Her smile broadened and she slipped her hand into his, squeezing.
“My dad will want to give me away and my brothers will want to be there. But otherwise I don’t want a big fuss. No paparazzi, no public announcement of our engagement or marriage and certainly no damn pictures of the event plastered all over magazines. It will be our day and I want to keep it that way. Intimate and private.”
“Speaking of your family, they’re all here. They arrived just a short while ago and they’re worried sick about you. When you get moved to your room I’ll let them know it’s okay to see you. But for now? I don’t mind being selfish and keeping you all to myself until they move you.”
Her eyes sparkled despite the grogginess from the anesthesia and the pain he knew she had to be feeling.
“I’m on board with your selfishness, because trust me when I say I’m going to be very possessive of you and spending time with you, just the two of us. I can’t think of a better way to recover than to spend it with you, in our home, with someone I love more than I ever imagined loving another person.”
Swanny’s heart filled to bursting. He didn’t even mind the tears that once again crowded his eyes. This woman lying in a hospital recovery room was so strong and yet infinitely gentle and so very loving and giving.
He whispered a thanks to God for seeing her safely back to him.
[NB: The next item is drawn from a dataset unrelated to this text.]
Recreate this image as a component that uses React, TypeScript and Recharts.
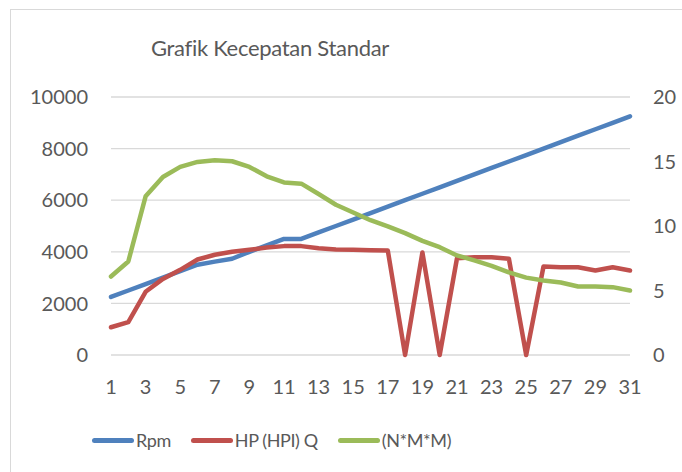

Where she belonged.
And he was already envisioning the perfect house on the lake. With a perfect deck and a dock overlooking the water, not far from the KGI compound, but he had no desire to sequester himself and Eden behind the walls of the compound. He wanted a special place of their own. Their sanctuary where they could focus on each other and a future that was brighter than the sun.